|The Rev. Shirley Stockdill|
When it was suggested that I write something on the life of stewardship I wasn’t sure I had much new to say. Those of you who have heard me over the past five years in this diocese know how important I believe this is to our life in the world and before God. However, I thought you might like to know how my understanding of stewardship has developed.
I was born at the end of the Second World War to parents who had lived and suffered through the previous ‘Great War’ and the Depression. Left unable to work and with a very small pension, my parents moved to the west coast to begin life over.
My four brothers and I learned lessons of frugality; save string, brown paper bags, and “turn off the lights.” Good manners were sacred.
In today’s language we recycled and composted. Nothing was wasted. We bartered the vegetables our parents grew, the eggs our hens laid and the milk and meat our cows produced. In the summer, my brothers and I sold gladiola that my father grew by the thousands. We were a cute and diligent lot and the money we made went to buy our clothes and school needs.
This initially all took place on about 5 acres of land. I look back now and think what remarkable, determined parents we had.
As the youngest growing up through the prosperous years of the 50’, 60’s & 70’s, I heard the message that through hard work, doing the right thing and being kind to pets and people, anything was possible. Even the church I attended faithfully seemed to accept and support this notion. We were after all the wealthiest generation in decades. We could do anything. And we did.
The fear of war, the penury of the Depression faded and we played, spent and trashed. A lot of good came out of this time as well but as we began to look more toward our own lives we began to forget that not everyone was benefiting from this overwhelming prosperity.
In the 1970’s I sat in the family room of a very comfortable home in the Fraser Valley. We had it all. Two cars, horses, swimming pool, two perfect children and access to anything we thought we wanted to buy.
I had for some time left the church of my youth and yet as I sat by myself one morning in this beautiful sun-filled room I felt so unhappy. The question that came to my mind was, “Is this all there is?”
The answer that came to me in that silent space, as I looked out onto the Golden Ears Mountains, was “Look around you.” There were young families with no transportation, living in poverty with no one to talk to. There were elderly looking after loved ones who are ill with no respite and here were children who could not read.
And I realized these people and the issues that needed to be addressed were not on some other continent or in some other community. They were on my road. These were literally my neighbours who had come to mind. I realized that the lesson that I had forgotten from my childhood was about looking beyond my own family to the needs of those around me.
I remembered my parents housed a man for several years in the spare room because he had been abandoned by his family. And I don’t know how many people they fed. I do remember my mother inviting people to huge dinners that she cooked. Those people were at our table because they were worse off than we were. I remembered the joy doing for others gave me.

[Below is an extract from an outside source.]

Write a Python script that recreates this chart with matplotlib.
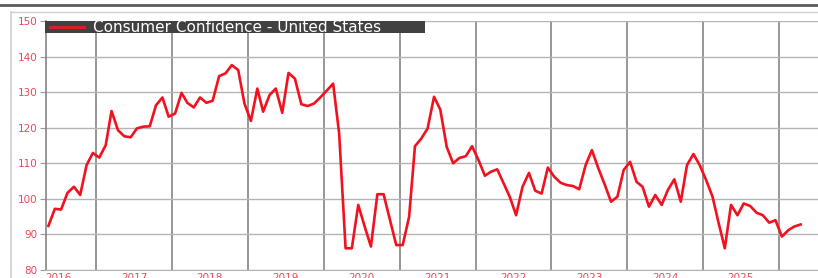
import numpy as np
import pandas as pd
import matplotlib
matplotlib.use('Agg')
import matplotlib.pyplot as plt
import matplotlib.dates as mdates
from matplotlib.patches import Rectangle
from matplotlib.lines import Line2D

# Consumer Confidence - United States, monthly, May 2016 .. Apr 2026
start_month = '2016-05-01'
confidence = [
    92.4, 97.2, 97.0, 101.7, 103.4, 101.1, 109.5, 112.9,                  # 2016
    111.6, 115.1, 124.7, 119.3, 117.6, 117.3, 119.8, 120.3, 120.4, 126.3, 128.5, 123.1,  # 2017
    124.0, 129.8, 127.0, 125.7, 128.5, 127.0, 127.6, 134.5, 135.3, 137.6, 136.2, 126.8,  # 2018
    121.9, 131.0, 124.5, 129.2, 131.0, 124.2, 135.4, 133.8, 126.6, 126.1, 126.8, 128.5,  # 2019
    130.4, 132.4, 118.4, 86.1, 86.1, 98.3, 92.4, 86.6, 101.3, 101.3, 94.0, 87.0,        # 2020
    87.0, 95.0, 114.8, 117.0, 119.8, 128.7, 125.1, 114.6, 110.0, 111.5, 112.0, 114.8,   # 2021
    110.9, 106.5, 107.6, 108.3, 104.5, 100.5, 95.4, 103.4, 107.3, 102.3, 101.5, 108.8,  # 2022
    106.2, 104.5, 103.9, 103.6, 102.7, 109.5, 113.7, 108.6, 104.0, 99.2, 100.6, 108.1,  # 2023
    110.4, 104.8, 103.4, 97.8, 101.1, 98.3, 102.5, 105.5, 99.2, 109.5, 112.6, 109.5,    # 2024
    105.3, 100.6, 93.5, 86.1, 98.3, 95.4, 98.7, 98.0, 96.1, 95.4, 93.3, 94.0,           # 2025
    89.4, 91.2, 92.2, 92.8,                                                             # 2026
]
years = [2016, 2017, 2018, 2019, 2020, 2021, 2022, 2023, 2024, 2025]
y_ticks = [80, 90, 100, 110, 120, 130, 140, 150]
series_name = 'Consumer Confidence - United States'

W, H = 818, 278
LINE_RED = '#f2111f'
TICK_RED = '#e9475c'


def px(x, y):
    """Pixel position (from top-left) to figure fraction."""
    return x / W, 1 - y / H


dates = pd.date_range(start_month, periods=len(confidence), freq='MS') + pd.Timedelta(days=14)

fig = plt.figure(figsize=(W / 100, H / 100), dpi=100)
fig.patch.set_facecolor('white')

# plot area: left edge = May 2016, right edge runs off the figure
x0, y0 = px(45.5, 270)
x1, y1 = px(W, 21)
ax = fig.add_axes([x0, y0, x1 - x0, y1 - y0])

ax.plot(dates, confidence, color=LINE_RED, linewidth=1.9, solid_joinstyle='round', zorder=3)

# scale so that Jan 2026 falls where the reference draws it
left = pd.Timestamp('2016-05-01')
right = left + (pd.Timestamp('2026-01-01') - left) * ((W - 45.5) / (779 - 45.5))
ax.set_xlim(left, right)
ax.set_ylim(80, 150)

ax.set_yticks(y_ticks)
ax.set_yticklabels([str(v) for v in y_ticks], color=TICK_RED, fontsize=7.5)
ax.tick_params(axis='y', length=4, width=0.8, color='#9a9a9a', pad=2)

ax.xaxis.set_major_locator(mdates.YearLocator())
ax.set_xticklabels([])
ax.tick_params(axis='x', length=0)

ax.grid(axis='y', color='#b4b4b4', linewidth=1.0)
ax.grid(axis='x', color='#858585', linewidth=1.2)
ax.set_axisbelow(True)
for side in ['top', 'right']:
    ax.spines[side].set_visible(False)
ax.spines['left'].set_color('#858585')
ax.spines['left'].set_linewidth(1.2)
ax.spines['bottom'].set_color('#b4b4b4')

# year labels centred on mid-year, partly cut by the bottom edge (as in the source)
for yr in years:
    ax.text(pd.Timestamp(f'{yr}-07-01'), -0.012, str(yr), transform=ax.get_xaxis_transform(),
            ha='center', va='top', color=TICK_RED, fontsize=7.5, clip_on=False)

# dark legend strip
lx, ly = px(45, 33)
lw_, lh_ = 380 / W, 12 / H
fig.add_artist(Rectangle((lx, ly), lw_, lh_, transform=fig.transFigure,
                         facecolor='#414141', edgecolor='none', zorder=5))
fig.add_artist(Line2D([50 / W, 84 / W], [1 - 27 / H] * 2, transform=fig.transFigure,
                      color='#d81e2a', linewidth=2.2, zorder=6))
fig.text(93 / W, 1 - 27.3 / H, series_name, color='white', fontsize=11,
         ha='left', va='center', zorder=6)

# frame around the chart panel
fig.add_artist(Line2D([0, 1], [1 - 5 / H] * 2, transform=fig.transFigure,
                      color='#5a5a5a', linewidth=2.0))
fig.add_artist(Line2D([11 / W, 1], [1 - 12 / H] * 2, transform=fig.transFigure,
                      color='#cfcfcf', linewidth=1.0))
fig.add_artist(Line2D([11 / W, 11 / W], [0, 1 - 12 / H], transform=fig.transFigure,
                      color='#cfcfcf', linewidth=1.2))

fig.savefig('out.png', dpi=100)
plt.close(fig)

|Shirley Stockdill’s family in 1942. She is the little girl with her parents and four big brothers.|
But what could I do now? I immediately thought of the church and a neighbour who went. We had coffee together. We discussed the plight of so many of the people in our community and how a program to reach out to them from the church had failed. A third woman was also interested. We began a fresh look at the resources that had gone unshared or used in our community.

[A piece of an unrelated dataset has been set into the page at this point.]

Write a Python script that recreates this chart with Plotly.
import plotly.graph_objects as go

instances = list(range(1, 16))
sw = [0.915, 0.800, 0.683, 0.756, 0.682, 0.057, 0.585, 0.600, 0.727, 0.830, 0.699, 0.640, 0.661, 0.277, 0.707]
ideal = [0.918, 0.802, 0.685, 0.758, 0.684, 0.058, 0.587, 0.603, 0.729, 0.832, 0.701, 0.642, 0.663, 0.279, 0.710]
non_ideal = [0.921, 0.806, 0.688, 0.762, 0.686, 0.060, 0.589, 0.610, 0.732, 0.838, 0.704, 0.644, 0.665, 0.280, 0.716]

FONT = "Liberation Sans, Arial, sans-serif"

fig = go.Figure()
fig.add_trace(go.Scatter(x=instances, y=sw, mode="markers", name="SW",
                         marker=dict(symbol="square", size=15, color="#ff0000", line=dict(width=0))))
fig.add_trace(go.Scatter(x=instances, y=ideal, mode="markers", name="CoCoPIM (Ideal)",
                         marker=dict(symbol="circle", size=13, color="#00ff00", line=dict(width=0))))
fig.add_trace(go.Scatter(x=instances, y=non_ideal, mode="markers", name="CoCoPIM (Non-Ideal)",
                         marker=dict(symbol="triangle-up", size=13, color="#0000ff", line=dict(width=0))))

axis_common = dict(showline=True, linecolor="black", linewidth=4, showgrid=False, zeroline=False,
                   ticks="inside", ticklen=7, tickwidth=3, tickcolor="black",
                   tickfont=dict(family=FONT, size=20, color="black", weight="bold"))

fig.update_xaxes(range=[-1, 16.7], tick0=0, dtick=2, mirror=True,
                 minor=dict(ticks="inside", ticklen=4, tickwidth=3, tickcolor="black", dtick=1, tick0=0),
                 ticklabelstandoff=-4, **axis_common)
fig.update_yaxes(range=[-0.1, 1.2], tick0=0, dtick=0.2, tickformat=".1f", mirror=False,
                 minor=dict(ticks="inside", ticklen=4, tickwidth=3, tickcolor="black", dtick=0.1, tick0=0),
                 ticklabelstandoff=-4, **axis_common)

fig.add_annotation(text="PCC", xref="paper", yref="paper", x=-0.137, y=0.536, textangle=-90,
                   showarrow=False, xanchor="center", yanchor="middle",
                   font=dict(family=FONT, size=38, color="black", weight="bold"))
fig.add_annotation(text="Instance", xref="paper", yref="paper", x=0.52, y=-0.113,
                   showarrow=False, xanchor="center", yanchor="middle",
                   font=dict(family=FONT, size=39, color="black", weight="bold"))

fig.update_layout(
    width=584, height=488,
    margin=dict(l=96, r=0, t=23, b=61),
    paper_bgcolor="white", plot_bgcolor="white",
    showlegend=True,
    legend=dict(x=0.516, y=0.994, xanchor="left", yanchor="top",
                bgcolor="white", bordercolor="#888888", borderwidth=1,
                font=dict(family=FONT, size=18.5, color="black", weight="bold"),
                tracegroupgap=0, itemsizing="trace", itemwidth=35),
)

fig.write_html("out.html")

We three went to our local parish and spoke to the clergy who doubted it would work this time either but we were so joyful at the thought of trying that he said we could use whatever resources were available in the parish. And so began a great adventure.

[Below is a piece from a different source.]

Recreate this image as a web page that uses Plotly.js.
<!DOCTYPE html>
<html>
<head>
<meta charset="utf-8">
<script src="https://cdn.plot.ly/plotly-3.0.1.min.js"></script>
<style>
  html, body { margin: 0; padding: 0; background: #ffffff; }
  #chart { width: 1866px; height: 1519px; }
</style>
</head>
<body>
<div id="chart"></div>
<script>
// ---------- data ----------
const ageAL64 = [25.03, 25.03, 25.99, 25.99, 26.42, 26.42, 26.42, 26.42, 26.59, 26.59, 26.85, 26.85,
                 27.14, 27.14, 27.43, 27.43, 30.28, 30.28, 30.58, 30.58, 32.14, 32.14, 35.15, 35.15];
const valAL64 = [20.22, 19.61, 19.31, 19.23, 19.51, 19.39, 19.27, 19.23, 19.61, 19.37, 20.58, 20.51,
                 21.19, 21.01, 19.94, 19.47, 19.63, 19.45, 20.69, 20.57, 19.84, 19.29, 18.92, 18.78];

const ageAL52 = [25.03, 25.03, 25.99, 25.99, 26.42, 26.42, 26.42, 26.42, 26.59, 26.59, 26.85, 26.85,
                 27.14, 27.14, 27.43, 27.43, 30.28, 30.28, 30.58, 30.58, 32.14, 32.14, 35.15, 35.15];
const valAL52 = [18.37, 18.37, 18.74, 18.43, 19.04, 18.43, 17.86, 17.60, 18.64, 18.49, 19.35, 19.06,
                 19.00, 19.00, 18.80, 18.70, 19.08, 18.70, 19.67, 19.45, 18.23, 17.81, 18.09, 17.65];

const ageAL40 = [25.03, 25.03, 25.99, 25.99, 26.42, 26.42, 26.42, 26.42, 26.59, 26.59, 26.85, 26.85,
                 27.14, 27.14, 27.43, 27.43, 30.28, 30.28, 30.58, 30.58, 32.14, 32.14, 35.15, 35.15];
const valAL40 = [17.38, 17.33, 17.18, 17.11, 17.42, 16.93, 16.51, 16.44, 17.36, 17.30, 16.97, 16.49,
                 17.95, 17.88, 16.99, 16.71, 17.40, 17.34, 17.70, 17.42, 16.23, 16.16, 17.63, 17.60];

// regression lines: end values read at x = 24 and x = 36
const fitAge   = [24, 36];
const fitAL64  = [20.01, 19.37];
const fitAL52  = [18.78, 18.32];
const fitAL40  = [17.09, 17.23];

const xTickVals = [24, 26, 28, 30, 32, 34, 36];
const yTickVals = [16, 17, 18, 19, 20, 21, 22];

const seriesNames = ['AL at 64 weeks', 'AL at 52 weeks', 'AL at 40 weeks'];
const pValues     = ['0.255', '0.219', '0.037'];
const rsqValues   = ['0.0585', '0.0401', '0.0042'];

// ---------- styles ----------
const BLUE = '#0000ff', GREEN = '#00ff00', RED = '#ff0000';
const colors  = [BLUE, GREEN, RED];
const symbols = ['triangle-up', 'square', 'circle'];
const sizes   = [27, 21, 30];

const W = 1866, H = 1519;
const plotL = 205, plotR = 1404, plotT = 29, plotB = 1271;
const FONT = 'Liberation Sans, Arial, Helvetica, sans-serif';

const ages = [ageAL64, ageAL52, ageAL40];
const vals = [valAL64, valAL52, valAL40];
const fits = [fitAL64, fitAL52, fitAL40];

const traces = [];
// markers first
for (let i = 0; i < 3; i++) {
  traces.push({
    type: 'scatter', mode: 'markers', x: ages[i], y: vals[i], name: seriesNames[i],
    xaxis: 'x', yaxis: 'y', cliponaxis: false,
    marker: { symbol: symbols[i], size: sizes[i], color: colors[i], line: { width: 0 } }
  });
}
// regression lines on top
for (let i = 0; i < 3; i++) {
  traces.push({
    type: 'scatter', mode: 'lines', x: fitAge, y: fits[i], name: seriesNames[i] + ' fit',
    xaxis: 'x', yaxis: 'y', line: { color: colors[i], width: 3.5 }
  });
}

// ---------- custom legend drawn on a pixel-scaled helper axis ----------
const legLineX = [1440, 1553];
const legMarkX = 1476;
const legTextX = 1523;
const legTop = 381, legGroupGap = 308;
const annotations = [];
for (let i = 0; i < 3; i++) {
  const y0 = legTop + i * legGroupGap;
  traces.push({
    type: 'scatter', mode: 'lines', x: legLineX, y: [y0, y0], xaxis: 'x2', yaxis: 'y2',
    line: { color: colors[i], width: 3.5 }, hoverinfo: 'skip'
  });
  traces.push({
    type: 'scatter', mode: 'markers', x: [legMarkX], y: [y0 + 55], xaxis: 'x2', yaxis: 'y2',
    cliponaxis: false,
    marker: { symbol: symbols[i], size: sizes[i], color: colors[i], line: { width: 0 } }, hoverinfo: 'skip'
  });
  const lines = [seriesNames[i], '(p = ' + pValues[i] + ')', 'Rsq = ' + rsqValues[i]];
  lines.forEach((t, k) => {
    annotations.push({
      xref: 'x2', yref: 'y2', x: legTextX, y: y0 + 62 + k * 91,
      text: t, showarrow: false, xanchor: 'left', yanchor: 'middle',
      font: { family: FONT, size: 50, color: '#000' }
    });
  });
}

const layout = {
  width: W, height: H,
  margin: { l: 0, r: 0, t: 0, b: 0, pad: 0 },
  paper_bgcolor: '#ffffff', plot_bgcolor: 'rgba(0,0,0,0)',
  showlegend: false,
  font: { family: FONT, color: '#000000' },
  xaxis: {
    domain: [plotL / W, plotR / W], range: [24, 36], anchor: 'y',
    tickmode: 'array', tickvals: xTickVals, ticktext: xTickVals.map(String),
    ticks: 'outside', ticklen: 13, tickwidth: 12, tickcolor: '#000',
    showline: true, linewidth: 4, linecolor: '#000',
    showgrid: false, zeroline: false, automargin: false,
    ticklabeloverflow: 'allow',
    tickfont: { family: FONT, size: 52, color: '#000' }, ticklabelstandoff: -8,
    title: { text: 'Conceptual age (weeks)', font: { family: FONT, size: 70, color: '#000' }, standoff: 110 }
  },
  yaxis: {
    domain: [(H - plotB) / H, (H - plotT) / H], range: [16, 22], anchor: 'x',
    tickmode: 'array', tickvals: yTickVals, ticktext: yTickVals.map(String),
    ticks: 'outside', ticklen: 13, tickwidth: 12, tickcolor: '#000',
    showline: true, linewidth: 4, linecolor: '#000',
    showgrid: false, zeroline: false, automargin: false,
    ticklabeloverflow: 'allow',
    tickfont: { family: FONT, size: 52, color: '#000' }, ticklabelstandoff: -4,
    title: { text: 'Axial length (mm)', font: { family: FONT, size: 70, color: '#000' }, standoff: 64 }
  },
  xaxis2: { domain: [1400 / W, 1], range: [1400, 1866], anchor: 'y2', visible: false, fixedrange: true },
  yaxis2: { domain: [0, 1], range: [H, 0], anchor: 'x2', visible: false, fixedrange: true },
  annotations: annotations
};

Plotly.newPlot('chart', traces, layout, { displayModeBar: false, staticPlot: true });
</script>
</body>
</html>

A local radio station gave us tapes of talks by Herb O’Driscoll and by Bud Phillips, later the principal of the Vancouver School of Theology. The parish bought six tape recorders and a group was organized and trained to go out with these to visit the shut-ins of the parish. Once a week tapes were traded and a new visit was made. Hospice visitors were trained for the first visits to the long term care and hospice facility. Education programs were organized, open to everyone.
We who were involved in this program long ago all went our separate ways. We still recycle, compost and live a life of stewardship. God blessed us with a new vision of how this life could be lived. And we had such a joy-filled productive time because we were able to follow.
I have learned that at any stage of life we have a gift to offer. That offering can be called stewardship of our life or our calling. The offering makes our lives worthwhile.
Continue to recycle, compost and to stand up and work for the wholeness of God’s and our world to the best of your ability. “…do justice, love kindness and walk humbly before your God…” There is nothing more to be said.
The Rev. Shirley Stockdill retired this summer as Diocesan Stewardship Officer after five years in that post. Previously she served at St. Francis, West Vancouver, and St. Stephen, Burnaby. She continues working to assist parishes in the area of stewardship, currently at St. John’s, Squamish.